I remember the exact moment it cracked. I'd spent three months paper trading a breakout system with flawless discipline — never deviated once, hit every stop, followed every rule like a monk. Then I went live with real money. First trade triggers. I froze. Literally sat there watching price move without me, palms sweating, finger hovering over the mouse like it weighed forty kilos.
That paralysis has a name. Mark Douglas calls it the difference between intellectual understanding and emotional acceptance. I intellectually knew the setup was valid. But my nervous system had never once been trained under actual threat. Paper trading is, by definition, consequence-free — and consequence-free environments produce consequence-free psychology. Completely useless when the rent money is on the line.
The specific cognitive trap here is what Douglas calls "not accepting the risk" — you say you accept a possible loss, but your body hasn't agreed to the contract. Paper trading never forces that agreement. Every simulated loss costs you nothing, so your brain correctly files it under "irrelevant." Then live trading arrives and your brain, quite reasonably, panics. You trained the wrong animal entirely.

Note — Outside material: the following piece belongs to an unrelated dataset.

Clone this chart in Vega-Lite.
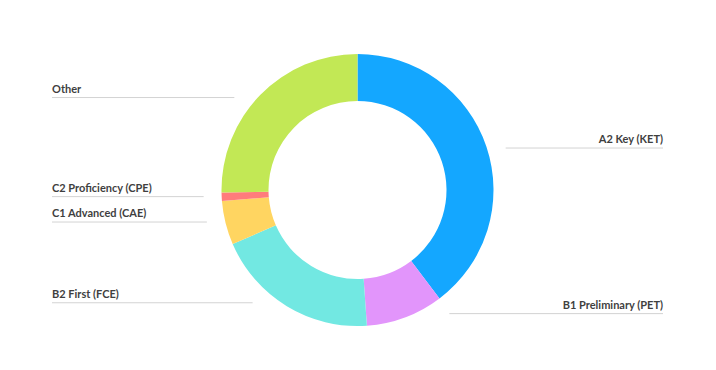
{
  "$schema": "https://vega.github.io/schema/vega-lite/v6.json",
  "width": 715,
  "height": 360,
  "autosize": "none",
  "padding": {"top": 10, "left": 0, "right": 1, "bottom": 0},
  "background": "white",
  "config": {"view": {"stroke": null}},
  "data": {
    "values": [
      {"exam": "A2 Key (KET)", "pct": 39.7},
      {"exam": "B1 Preliminary (PET)", "pct": 9.2},
      {"exam": "B2 First (FCE)", "pct": 19.6},
      {"exam": "C1 Advanced (CAE)", "pct": 5.2},
      {"exam": "C2 Proficiency (CPE)", "pct": 1.0},
      {"exam": "Other", "pct": 25.3}
    ]
  },
  "layer": [
    {
      "mark": {"type": "arc", "outerRadius": 136, "innerRadius": 89},
      "encoding": {
        "theta": {"field": "pct", "type": "quantitative", "stack": true},
        "order": {"field": "exam", "type": "nominal", "sort": "ascending"},
        "color": {
          "field": "exam",
          "type": "nominal",
          "legend": null,
          "scale": {
            "domain": ["A2 Key (KET)", "B1 Preliminary (PET)", "B2 First (FCE)", "C1 Advanced (CAE)", "C2 Proficiency (CPE)", "Other"],
            "range": ["#14A7FF", "#E295FB", "#72E8E2", "#FFD561", "#FF7C7C", "#C2E855"]
          }
        }
      }
    },
    {
      "transform": [
        {"joinaggregate": [{"op": "sum", "field": "pct", "as": "total"}]},
        {"window": [{"op": "sum", "field": "pct", "as": "cum"}], "sort": [{"field": "exam", "order": "ascending"}], "frame": [null, 0]},
        {"calculate": "2*PI*(datum.cum - datum.pct/2)/datum.total", "as": "mid"},
        {"calculate": "132*cos(datum.mid)", "as": "ly"},
        {"calculate": "sin(datum.mid) > 0 ? 1 : -1", "as": "side"},
        {"calculate": "datum.side*305.5", "as": "lx"},
        {"calculate": "datum.side*sqrt(154*154 - datum.ly*datum.ly)", "as": "ex"}
      ],
      "layer": [
        {
          "mark": {"type": "rule", "color": "#d3d3d3", "strokeWidth": 1},
          "encoding": {
            "x": {"field": "lx", "type": "quantitative", "scale": {"domain": [-357.5, 357.5], "nice": false, "zero": false}, "axis": null},
            "x2": {"field": "ex"},
            "y": {"field": "ly", "type": "quantitative", "scale": {"domain": [-180, 180], "nice": false, "zero": false}, "axis": null}
          }
        },
        {
          "transform": [{"filter": "datum.side < 0"}],
          "mark": {"type": "text", "align": "left", "baseline": "alphabetic", "dy": -5, "font": "Lato", "fontSize": 11, "fontWeight": "bold", "color": "#3f3f3f"},
          "encoding": {
            "x": {"field": "lx", "type": "quantitative"},
            "y": {"field": "ly", "type": "quantitative"},
            "text": {"field": "exam"}
          }
        },
        {
          "transform": [{"filter": "datum.side > 0"}],
          "mark": {"type": "text", "align": "right", "baseline": "alphabetic", "dy": -5, "font": "Lato", "fontSize": 11, "fontWeight": "bold", "color": "#3f3f3f"},
          "encoding": {
            "x": {"field": "lx", "type": "quantitative"},
            "y": {"field": "ly", "type": "quantitative"},
            "text": {"field": "exam"}
          }
        }
      ]
    }
  ]
}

The fix isn't to paper trade longer — it's to go live smaller, much smaller, than feels necessary. A position so small it almost seems pointless is still real. Your nervous system knows the difference between zero and one dollar. Start there, build emotional exposure gradually, and treat the process like conditioning rather than rehearsal. Resources like Investopedia's breakdown of paper trading, the psychology framework in Trading in the Zone on Wikipedia, and Investopedia's risk management principles all point toward the same conclusion: the mental reps only count when something real is at stake.
Paper trading builds system confidence. It never builds trader confidence. Those are completely different things — and confusing them is the most expensive mistake a new trader makes.